Figure 5. The STING targeted therapies are both promising in suppressing the growth of HGG cells regardless of STING pathway activation. (a–b). The bar plots showing the differential expressions of STING-related inflammatory genes in H4 cells tested by qRT-PCR assays in response to diABZI (a) and SN-011 (b). Data from three independent experiments are shown as mean ± STD. *p < 0.05, **p < 0.01, ***p < 0.001, ****p < 0.0001. (c,d). The representative western blotting results of indicated proteins in H4 and A172 cells treated with vehicle or diABZI (c). The actin normalized expression of indicated proteins from at least three independent assays are shown as mean ± STD (d). *p < 0.05, **p < 0.01 and ****p < 0.0001. (e,f). The representative western blotting results of indicated proteins in H4 and A172 cells treated with vehicle or SN-011 (e). The actin normalized expression of indicated proteins from at least three independent assays are shown as mean ± STD (f). (g,h). The bar plots showing the differential expressions of STING related inflammatory genes in U87 cells tested by qRT-PCR assays in response to diABZI (g) and SN-011 (h). Data from three independent experiments are shown as mean ± STD. *p < 0.05, **p < 0.01, ***p < 0.001, and ****p < 0.0001. (i,j). The representative western blotting results of indicated proteins in U87 cells treated with vehicle or diABZI or SN-011 (i). The actin normalized expression of indicated proteins from at least three independent assays are shown as mean ± STD.

Figure 6. RAD51 inhibitor B02 significantly sensitizes HGG cells with high expression of STING to TMZ in vitro. (a–c). The survival curves showing the responses of STING proficient A172 (a), SW1783 (b) and H4 (c) cells to TMZ treatments with or without 2 μM RAD51 inhibitor B02. Data from at least three independent experiments are shown as mean ± STD. (d–e). The survival curves showing the responses of STING deficient U87 (d) and LN229 (e) cells to TMZ treatments with or without 2 μM RAD51 inhibitor B02. Data from at least three independent experiments are shown as mean ± STD. (f–k). The representative colony formation results of H4 cells (f), U87 cells (h) and LN229 cells (j) in response to different combined treatments of B02 and TMZ. The vehicle treated cells (0 μM B02 + 0 μM TMZ) normalized fold changes of H4 cells (g), U87 cells (i) and LN229 cells (k) from three independent experiments are shown as mean ± STD (g). *p < 0.05.

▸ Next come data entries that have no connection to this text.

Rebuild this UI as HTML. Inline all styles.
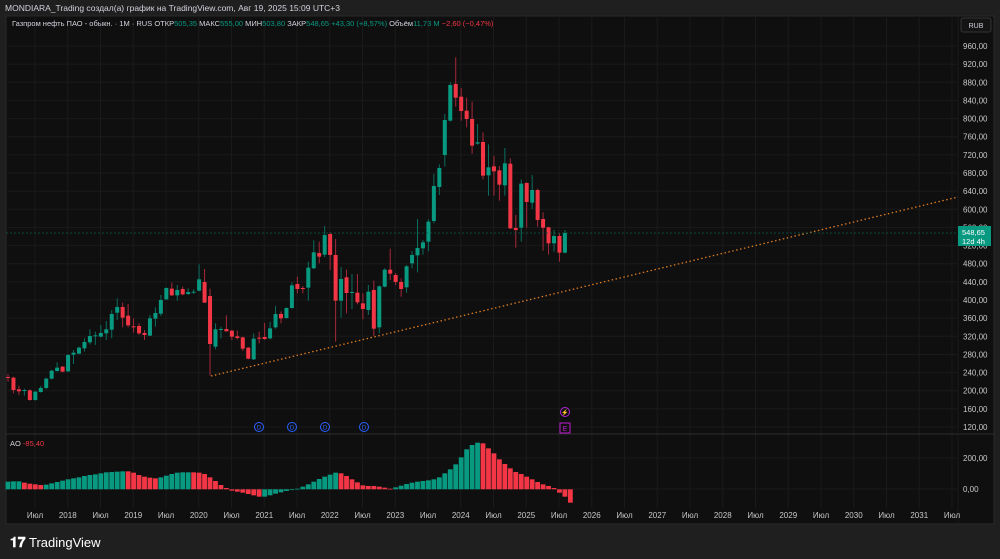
<!DOCTYPE html>
<html><head><meta charset="utf-8"><style>
html,body{margin:0;padding:0;background:#1f1f1f;width:1000px;height:559px;overflow:hidden;font-family:"Liberation Sans",sans-serif}
svg{position:absolute;left:0;top:0}
</style></head><body>
<svg id="s" width="1000" height="559" viewBox="0 0 1000 559" xmlns="http://www.w3.org/2000/svg" font-family="Liberation Sans, sans-serif">
<rect x="0" y="0" width="1000" height="559" fill="#1f1f1f"/>
<text x="5" y="11" fill="#d1d4dc" font-size="8.5">MONDIARA_Trading создал(а) график на TradingView.com, Авг 19, 2025 15:09 UTC+3</text>
<rect x="6" y="16" width="988" height="508" fill="#0f0f0f" stroke="#2a2a2a"/>
<g id="grid" stroke="#1a1a1a" stroke-width="1"></g>
<line x1="6" y1="434" x2="994" y2="434" stroke="#2e2e2e"/>
<line x1="958" y1="16" x2="958" y2="524" stroke="#1a1a1a"/>
<g id="c"></g>
<line x1="211" y1="376" x2="958" y2="197" stroke="#e07b20" stroke-width="1.3" stroke-dasharray="1.5 2.5"/>
<line x1="6" y1="233" x2="958" y2="233" stroke="#0b5c4d" stroke-width="0.8" stroke-dasharray="2 2"/>
<g id="a"></g>
<g id="lbl" fill="#c8c8c8" font-size="8"></g>
<text x="12" y="26" font-size="7.5" fill="#d1d4dc">Газпром нефть ПАО - обыкн. · 1М · RUS  ОТКР<tspan fill="#089981">505,35</tspan>  МАКС<tspan fill="#089981">555,00</tspan>  МИН<tspan fill="#089981">503,80</tspan>  ЗАКР<tspan fill="#089981">548,65</tspan>  <tspan fill="#089981">+43,30 (+8,57%)</tspan>  Объём<tspan fill="#089981">11,73 М</tspan>  <tspan fill="#f23645">−2,60 (−0,47%)</tspan></text>
<rect x="961" y="18" width="30" height="14" rx="2" fill="#141414" stroke="#333"/>
<text x="976" y="28" font-size="7" fill="#d1d4dc" text-anchor="middle">RUB</text>
<rect x="958" y="226" width="33" height="20" fill="#089981"/>
<text x="962" y="235" font-size="7.5" fill="#fff">548,65</text>
<text x="962" y="244" font-size="7.5" fill="#fff">12d 4h</text>
<text x="10" y="446" font-size="7.5" fill="#d1d4dc">AO <tspan fill="#f23645">-85,40</tspan></text>
<g fill="none" stroke="#2962ff" stroke-width="1">
<circle cx="259" cy="427" r="4.5"/><circle cx="292" cy="427" r="4.5"/><circle cx="325" cy="427" r="4.5"/><circle cx="364" cy="427" r="4.5"/></g>
<g fill="#2962ff" font-size="6" text-anchor="middle"><text x="259" y="429.5">D</text><text x="292" y="429.5">D</text><text x="325" y="429.5">D</text><text x="364" y="429.5">D</text></g>
<circle cx="565" cy="412" r="4.5" fill="none" stroke="#b026d9"/><text x="565" y="414.5" font-size="6" fill="#b026d9" text-anchor="middle">⚡</text>
<rect x="560" y="423" width="10" height="10" fill="none" stroke="#c21bd6"/><text x="565" y="431" font-size="7" fill="#c21bd6" text-anchor="middle">E</text>
<text x="10" y="547" font-size="14" font-weight="bold" fill="#fff">𝟏𝟕</text>
<text x="29" y="547" font-size="13" fill="#fff">TradingView</text>
</svg>
<script>
var NS="http://www.w3.org/2000/svg";
function el(p,t,a,txt){var e=document.createElementNS(NS,t);for(var k in a)e.setAttribute(k,a[k]);if(txt!==undefined)e.textContent=txt;document.getElementById(p).appendChild(e);return e;}
for(var p=120;p<=960;p+=40){var y=46+(960-p)*0.4536;el("grid","line",{x1:6,y1:y,x2:958,y2:y});el("lbl","text",{x:963,y:y+3},p+",00");}
el("grid","line",{x1:6,y1:458,x2:958,y2:458});el("grid","line",{x1:6,y1:489,x2:958,y2:489});
el("lbl","text",{x:963,y:461},"200,00");el("lbl","text",{x:963,y:492},"0,00");
var tl=["Июл","2018","Июл","2019","Июл","2020","Июл","2021","Июл","2022","Июл","2023","Июл","2024","Июл","2025","Июл","2026","Июл","2027","Июл","2028","Июл","2029","Июл","2030","Июл","2031","Июл"];
for(var i=0;i<tl.length;i++){var x=35+i*32.75;el("grid","line",{x1:x,y1:16,x2:x,y2:508});el("lbl","text",{x:x,y:518,"text-anchor":"middle"},tl[i]);}
var A=[[442,441,432,455,0],[443,480,440,490,0],[478,484,467,495,0],[482,480,476,497,1],[481,510,478,512,0],[510,485,483,512,1],[486,474,468,488,1],[474,446,443,478,1],[446,422,420,448,1],[423,413,397,425,1],[410,425,408,427,0],[424,375,372,426,1],[374,368,360,402,1],[371,353,350,373,1],[355,336,325,365,1],[337,318,298,343,1],[317,316,305,345,1],[320,309,285,322,1],[310,298,273,330,1],[299,252,240,325,1],[248,231,205,270,1],[231,263,218,292,0],[257,286,222,292,0],[289,290,265,308,0],[288,310,280,315,0],[309,315,300,330,0],[317,265,255,318,1],[266,249,232,290,1],[251,210,195,258,1],[208,174,172,210,1],[176,196,158,198,0],[196,180,165,212,1],[177,193,170,196,0],[192,186,175,195,1],[186,185,178,192,1],[182,148,103,184,1],[156,218,117,218,0],[198,342,176,437,0],[350,298,280,358,1],[298,297,290,325,1],[297,304,256,305,0],[302,320,300,330,0],[319,324,302,328,0],[322,356,320,363,0],[353,386,351,388,0],[388,326,310,390,1],[323,325,305,340,0],[321,327,279,330,0],[325,295,276,328,1],[292,252,228,296,1],[252,265,244,280,0],[264,234,232,266,1],[234,166,157,236,1],[162,177,140,190,0],[174,177,168,190,0]];
var B=[[713,653,635,752,1],[655,607,571,657,1],[609,620,575,640,0],[614,555,528,622,1],[552,615,547,660,0],[615,752,567,875,0],[752,687,651,803,1],[682,729,659,790,0],[729,726,672,777,1],[728,757,672,763,0],[760,777,730,808,0],[780,725,705,795,1],[720,836,692,858,0],[832,709,706,850,1],[710,659,655,712,1],[659,671,596,690,0],[675,696,669,705,0],[696,717,685,740,0],[712,649,645,728,1],[640,615,603,655,1],[616,594,507,667,1],[595,577,570,614,1],[575,515,508,604,1],[513,408,372,520,1],[411,354,343,435,1],[315,210,192,350,1],[212,105,97,214,1],[102,143,22,170,0],[140,183,114,212,0],[182,207,143,232,0],[207,287,155,311,0],[281,277,222,284,1],[276,377,247,388,0],[376,352,283,437,1],[349,364,318,437,0],[361,404,348,452,0],[406,340,294,437,1],[341,535,325,537,0],[534,540,495,593,0],[533,401,388,575,1],[399,456,397,533,0],[458,420,375,477,1],[420,510,416,530,0],[507,533,487,602,0],[532,580,530,614,0],[580,558,540,605,1],[558,608,550,635,0],[608,549,540,610,1]];
var C=[];A.forEach(function(d){C.push([230+d[0]/3,230+d[1]/3,230+d[2]/3,230+d[3]/3,d[4]]);});
B.forEach(function(d){C.push([50+d[0]/3,50+d[1]/3,50+d[2]/3,50+d[3]/3,d[4]]);});
for(var i=0;i<C.length;i++){var d=C[i],x=8+i*5.46,col=d[4]?"#089981":"#f23645";
el("c","line",{x1:x,y1:d[2],x2:x,y2:d[3],stroke:d[4]?"#0a6e5e":"#a8283a","stroke-width":1});
var t=Math.min(d[0],d[1]),h=Math.max(1,Math.abs(d[0]-d[1]));el("c","rect",{x:x-2,y:t,width:4,height:h,fill:col});}
var ao="t185,t184,t184,r188,r191,r193,r195,t194,t190,t186,t182,t178,t175,t172,t168,t165,t163,t160,t157,t156,t155,t154,r154,r158,r165,r170,r173,r175,t172,t167,t162,t158,t157,t157,r157,r158,r162,r172,r183,r195,r204,r212,r215,r218,r222,r226,r230,t230,t226,t221,t217,t213,t210,t206,t200,t193,t185,t177,t170,t164,t158,r160,r168,r178,r187,r196,r198,r198,r200,r203,r206,t202,t197,t192,t188,t185,t183,t181,t178,t172,t160,t148,t133,t112,t88,t75,t68,r70,r85,r100,r118,r132,r145,r156,r162,r170,r178,r186,r193,r198,r204,r218,r230,r248".split(",");
for(var i=0;i<ao.length;i++){var x=8+i*5.46,v=420+parseInt(ao[i].slice(1))/3,z=489.3;
el("a","rect",{x:x-2.4,y:Math.min(v,z),width:4.8,height:Math.max(0.8,Math.abs(v-z)),fill:ao[i][0]=="t"?"#089981":"#f23645"});}
</script>
</body></html>
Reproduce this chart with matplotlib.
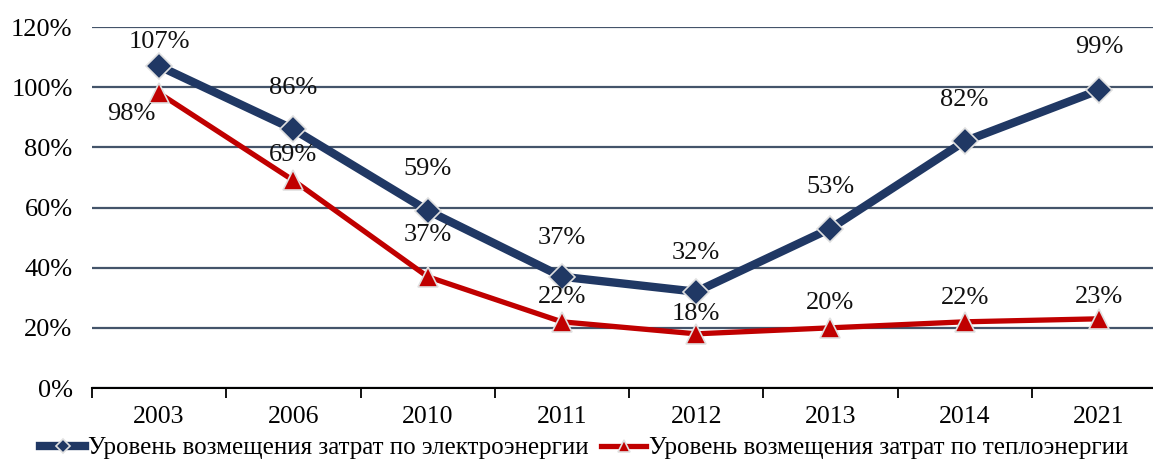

Figure 7. B02 exclusively sensitizes HGG cells with high expression of STING to TMZ in vivo. (a). Image of H4 (STING^high) xenografts from NOD SCID mice administered with vehicle (n = 5), 50 mg/kg TMZ (n = 5) and 50 mg/kg TMZ plus 25 mg/kg B02 (n = 5), respectively. (b). The growth curves of H4 ×enografts in response to indicated treatments, shown by the tumor volumes (mm³). (c). The tumor weights of H4 ×enografts in figure 7A. (d). Image of LN229 (STING^low) xenografts from NOD SCID mice administered with vehicle (n = 5), 50 mg/kg TMZ (n = 5) and 50 mg/kg TMZ plus 25 mg/kg B02 (n = 5), respectively. (e). The growth curves of LN229 ×enografts in response to indicated treatments, shown by the tumor volumes (mm³). (f). The tumor weights of LN229 ×enografts in figure 7D. (g–h). The body weights of H4 (g) and LN229 (h) bearing NOD SCID mice in response to indicated treatments. Black arrows indicate the therapeutic administration. *p < 0.05, **p < 0.01, ***p < 0.001, ****p < 0.0001.